TASK DETAILS
Copy out the whole listing exactly as written, leaving the pictures behind.

○ ○ ○ ○ ○

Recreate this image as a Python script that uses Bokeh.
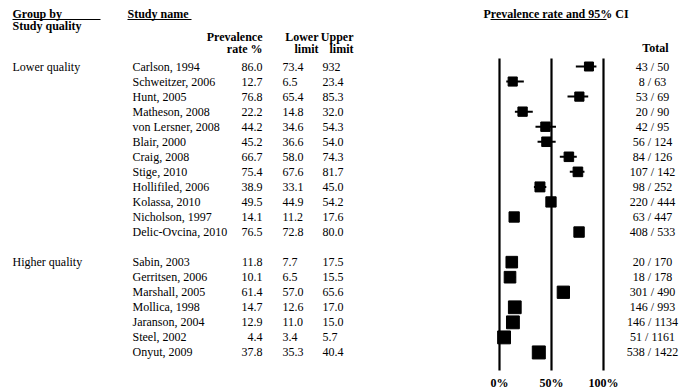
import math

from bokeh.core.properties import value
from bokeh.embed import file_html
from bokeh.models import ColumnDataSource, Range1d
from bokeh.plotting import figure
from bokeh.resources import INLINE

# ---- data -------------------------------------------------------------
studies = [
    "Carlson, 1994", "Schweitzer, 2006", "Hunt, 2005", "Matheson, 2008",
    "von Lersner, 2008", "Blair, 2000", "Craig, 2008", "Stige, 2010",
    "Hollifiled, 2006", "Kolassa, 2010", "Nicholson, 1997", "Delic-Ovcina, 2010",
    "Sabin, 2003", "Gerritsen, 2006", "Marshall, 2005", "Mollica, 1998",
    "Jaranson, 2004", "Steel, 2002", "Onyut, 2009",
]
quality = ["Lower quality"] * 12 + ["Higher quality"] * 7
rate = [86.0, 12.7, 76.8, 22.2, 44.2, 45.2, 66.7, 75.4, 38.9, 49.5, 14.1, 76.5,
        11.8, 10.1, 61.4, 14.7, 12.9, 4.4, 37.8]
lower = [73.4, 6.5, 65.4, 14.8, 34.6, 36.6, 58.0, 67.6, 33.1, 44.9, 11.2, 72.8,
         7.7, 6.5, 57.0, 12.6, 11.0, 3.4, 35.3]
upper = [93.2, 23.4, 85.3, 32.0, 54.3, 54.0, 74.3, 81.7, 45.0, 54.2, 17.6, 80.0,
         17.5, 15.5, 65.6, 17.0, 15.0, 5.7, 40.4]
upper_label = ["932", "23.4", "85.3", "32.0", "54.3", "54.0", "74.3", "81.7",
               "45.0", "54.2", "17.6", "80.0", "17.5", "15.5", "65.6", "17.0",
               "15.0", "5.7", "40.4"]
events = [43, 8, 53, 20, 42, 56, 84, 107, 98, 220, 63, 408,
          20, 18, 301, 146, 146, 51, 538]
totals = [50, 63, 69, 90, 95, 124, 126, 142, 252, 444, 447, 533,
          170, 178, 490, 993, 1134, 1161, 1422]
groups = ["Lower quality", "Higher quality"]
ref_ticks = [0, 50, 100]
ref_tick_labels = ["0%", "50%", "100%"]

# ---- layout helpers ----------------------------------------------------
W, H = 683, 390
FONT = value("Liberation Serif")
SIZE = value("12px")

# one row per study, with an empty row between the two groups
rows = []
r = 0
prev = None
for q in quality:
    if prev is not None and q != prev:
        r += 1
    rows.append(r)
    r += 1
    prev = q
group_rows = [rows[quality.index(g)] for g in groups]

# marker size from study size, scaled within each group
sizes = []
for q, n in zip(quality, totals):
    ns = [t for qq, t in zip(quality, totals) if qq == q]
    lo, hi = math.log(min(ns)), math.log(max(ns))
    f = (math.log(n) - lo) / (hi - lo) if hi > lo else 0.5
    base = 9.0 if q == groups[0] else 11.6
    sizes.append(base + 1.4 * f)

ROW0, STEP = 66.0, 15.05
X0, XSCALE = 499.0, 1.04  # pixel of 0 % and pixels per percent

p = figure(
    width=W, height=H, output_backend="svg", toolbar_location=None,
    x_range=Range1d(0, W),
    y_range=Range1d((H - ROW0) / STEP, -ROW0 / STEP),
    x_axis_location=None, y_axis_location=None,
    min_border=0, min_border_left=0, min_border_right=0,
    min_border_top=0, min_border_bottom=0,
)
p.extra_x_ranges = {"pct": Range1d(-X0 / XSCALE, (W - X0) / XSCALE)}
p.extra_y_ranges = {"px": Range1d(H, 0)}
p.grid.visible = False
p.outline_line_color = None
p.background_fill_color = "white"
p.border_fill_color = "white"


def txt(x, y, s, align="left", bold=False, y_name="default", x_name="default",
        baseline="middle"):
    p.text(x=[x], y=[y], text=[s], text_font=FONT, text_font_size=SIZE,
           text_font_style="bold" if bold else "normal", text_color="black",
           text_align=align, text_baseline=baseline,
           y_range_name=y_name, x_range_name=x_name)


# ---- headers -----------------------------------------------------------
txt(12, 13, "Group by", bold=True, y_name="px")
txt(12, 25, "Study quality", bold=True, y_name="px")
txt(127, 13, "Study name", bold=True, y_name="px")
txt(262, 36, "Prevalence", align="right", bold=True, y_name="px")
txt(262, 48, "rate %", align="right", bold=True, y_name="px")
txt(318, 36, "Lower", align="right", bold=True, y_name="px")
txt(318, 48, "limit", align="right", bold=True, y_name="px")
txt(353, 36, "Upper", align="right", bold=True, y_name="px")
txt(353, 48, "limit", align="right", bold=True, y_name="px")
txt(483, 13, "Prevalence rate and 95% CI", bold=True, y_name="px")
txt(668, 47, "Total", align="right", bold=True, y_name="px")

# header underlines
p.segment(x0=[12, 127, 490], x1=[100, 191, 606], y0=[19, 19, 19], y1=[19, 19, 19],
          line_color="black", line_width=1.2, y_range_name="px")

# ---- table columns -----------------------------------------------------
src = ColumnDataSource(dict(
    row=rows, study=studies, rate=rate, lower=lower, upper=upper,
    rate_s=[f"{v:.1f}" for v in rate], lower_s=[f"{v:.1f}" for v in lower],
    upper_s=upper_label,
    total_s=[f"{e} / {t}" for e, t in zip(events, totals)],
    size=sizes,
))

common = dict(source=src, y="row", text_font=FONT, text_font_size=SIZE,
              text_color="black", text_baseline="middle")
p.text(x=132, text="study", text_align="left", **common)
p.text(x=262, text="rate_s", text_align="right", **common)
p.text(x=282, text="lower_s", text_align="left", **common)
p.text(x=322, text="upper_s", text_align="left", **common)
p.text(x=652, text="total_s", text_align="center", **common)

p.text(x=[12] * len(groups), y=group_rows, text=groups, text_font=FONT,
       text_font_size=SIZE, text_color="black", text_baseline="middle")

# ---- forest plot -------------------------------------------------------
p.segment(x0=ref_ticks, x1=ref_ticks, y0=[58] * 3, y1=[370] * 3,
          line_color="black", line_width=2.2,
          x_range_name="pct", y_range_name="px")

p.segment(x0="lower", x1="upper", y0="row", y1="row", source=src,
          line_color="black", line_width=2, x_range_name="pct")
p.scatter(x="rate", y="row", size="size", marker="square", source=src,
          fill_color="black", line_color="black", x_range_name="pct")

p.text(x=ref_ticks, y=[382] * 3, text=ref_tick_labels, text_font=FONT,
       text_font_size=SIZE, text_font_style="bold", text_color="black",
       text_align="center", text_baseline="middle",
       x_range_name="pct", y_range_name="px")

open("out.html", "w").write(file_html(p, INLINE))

○ ○ ○ ○ ○

EXERCISE RESPONSE
Recreate this image as a Python script that uses Bokeh.
import math

from bokeh.core.properties import value
from bokeh.embed import file_html
from bokeh.models import ColumnDataSource, Range1d
from bokeh.plotting import figure
from bokeh.resources import INLINE

# ---- data -------------------------------------------------------------
studies = [
    "Carlson, 1994", "Schweitzer, 2006", "Hunt, 2005", "Matheson, 2008",
    "von Lersner, 2008", "Blair, 2000", "Craig, 2008", "Stige, 2010",
    "Hollifiled, 2006", "Kolassa, 2010", "Nicholson, 1997", "Delic-Ovcina, 2010",
    "Sabin, 2003", "Gerritsen, 2006", "Marshall, 2005", "Mollica, 1998",
    "Jaranson, 2004", "Steel, 2002", "Onyut, 2009",
]
quality = ["Lower quality"] * 12 + ["Higher quality"] * 7
rate = [86.0, 12.7, 76.8, 22.2, 44.2, 45.2, 66.7, 75.4, 38.9, 49.5, 14.1, 76.5,
        11.8, 10.1, 61.4, 14.7, 12.9, 4.4, 37.8]
lower = [73.4, 6.5, 65.4, 14.8, 34.6, 36.6, 58.0, 67.6, 33.1, 44.9, 11.2, 72.8,
         7.7, 6.5, 57.0, 12.6, 11.0, 3.4, 35.3]
upper = [93.2, 23.4, 85.3, 32.0, 54.3, 54.0, 74.3, 81.7, 45.0, 54.2, 17.6, 80.0,
         17.5, 15.5, 65.6, 17.0, 15.0, 5.7, 40.4]
upper_label = ["932", "23.4", "85.3", "32.0", "54.3", "54.0", "74.3", "81.7",
               "45.0", "54.2", "17.6", "80.0", "17.5", "15.5", "65.6", "17.0",
               "15.0", "5.7", "40.4"]
events = [43, 8, 53, 20, 42, 56, 84, 107, 98, 220, 63, 408,
          20, 18, 301, 146, 146, 51, 538]
totals = [50, 63, 69, 90, 95, 124, 126, 142, 252, 444, 447, 533,
          170, 178, 490, 993, 1134, 1161, 1422]
groups = ["Lower quality", "Higher quality"]
ref_ticks = [0, 50, 100]
ref_tick_labels = ["0%", "50%", "100%"]

# ---- layout helpers ----------------------------------------------------
W, H = 683, 390
FONT = value("Liberation Serif")
SIZE = value("12px")

# one row per study, with an empty row between the two groups
rows = []
r = 0
prev = None
for q in quality:
    if prev is not None and q != prev:
        r += 1
    rows.append(r)
    r += 1
    prev = q
group_rows = [rows[quality.index(g)] for g in groups]

# marker size from study size, scaled within each group
sizes = []
for q, n in zip(quality, totals):
    ns = [t for qq, t in zip(quality, totals) if qq == q]
    lo, hi = math.log(min(ns)), math.log(max(ns))
    f = (math.log(n) - lo) / (hi - lo) if hi > lo else 0.5
    base = 9.0 if q == groups[0] else 11.6
    sizes.append(base + 1.4 * f)

ROW0, STEP = 66.0, 15.05
X0, XSCALE = 499.0, 1.04  # pixel of 0 % and pixels per percent

p = figure(
    width=W, height=H, output_backend="svg", toolbar_location=None,
    x_range=Range1d(0, W),
    y_range=Range1d((H - ROW0) / STEP, -ROW0 / STEP),
    x_axis_location=None, y_axis_location=None,
    min_border=0, min_border_left=0, min_border_right=0,
    min_border_top=0, min_border_bottom=0,
)
p.extra_x_ranges = {"pct": Range1d(-X0 / XSCALE, (W - X0) / XSCALE)}
p.extra_y_ranges = {"px": Range1d(H, 0)}
p.grid.visible = False
p.outline_line_color = None
p.background_fill_color = "white"
p.border_fill_color = "white"


def txt(x, y, s, align="left", bold=False, y_name="default", x_name="default",
        baseline="middle"):
    p.text(x=[x], y=[y], text=[s], text_font=FONT, text_font_size=SIZE,
           text_font_style="bold" if bold else "normal", text_color="black",
           text_align=align, text_baseline=baseline,
           y_range_name=y_name, x_range_name=x_name)


# ---- headers -----------------------------------------------------------
txt(12, 13, "Group by", bold=True, y_name="px")
txt(12, 25, "Study quality", bold=True, y_name="px")
txt(127, 13, "Study name", bold=True, y_name="px")
txt(262, 36, "Prevalence", align="right", bold=True, y_name="px")
txt(262, 48, "rate %", align="right", bold=True, y_name="px")
txt(318, 36, "Lower", align="right", bold=True, y_name="px")
txt(318, 48, "limit", align="right", bold=True, y_name="px")
txt(353, 36, "Upper", align="right", bold=True, y_name="px")
txt(353, 48, "limit", align="right", bold=True, y_name="px")
txt(483, 13, "Prevalence rate and 95% CI", bold=True, y_name="px")
txt(668, 47, "Total", align="right", bold=True, y_name="px")

# header underlines
p.segment(x0=[12, 127, 490], x1=[100, 191, 606], y0=[19, 19, 19], y1=[19, 19, 19],
          line_color="black", line_width=1.2, y_range_name="px")

# ---- table columns -----------------------------------------------------
src = ColumnDataSource(dict(
    row=rows, study=studies, rate=rate, lower=lower, upper=upper,
    rate_s=[f"{v:.1f}" for v in rate], lower_s=[f"{v:.1f}" for v in lower],
    upper_s=upper_label,
    total_s=[f"{e} / {t}" for e, t in zip(events, totals)],
    size=sizes,
))

common = dict(source=src, y="row", text_font=FONT, text_font_size=SIZE,
              text_color="black", text_baseline="middle")
p.text(x=132, text="study", text_align="left", **common)
p.text(x=262, text="rate_s", text_align="right", **common)
p.text(x=282, text="lower_s", text_align="left", **common)
p.text(x=322, text="upper_s", text_align="left", **common)
p.text(x=652, text="total_s", text_align="center", **common)

p.text(x=[12] * len(groups), y=group_rows, text=groups, text_font=FONT,
       text_font_size=SIZE, text_color="black", text_baseline="middle")

# ---- forest plot -------------------------------------------------------
p.segment(x0=ref_ticks, x1=ref_ticks, y0=[58] * 3, y1=[370] * 3,
          line_color="black", line_width=2.2,
          x_range_name="pct", y_range_name="px")

p.segment(x0="lower", x1="upper", y0="row", y1="row", source=src,
          line_color="black", line_width=2, x_range_name="pct")
p.scatter(x="rate", y="row", size="size", marker="square", source=src,
          fill_color="black", line_color="black", x_range_name="pct")

p.text(x=ref_ticks, y=[382] * 3, text=ref_tick_labels, text_font=FONT,
       text_font_size=SIZE, text_font_style="bold", text_color="black",
       text_align="center", text_baseline="middle",
       x_range_name="pct", y_range_name="px")

open("out.html", "w").write(file_html(p, INLINE))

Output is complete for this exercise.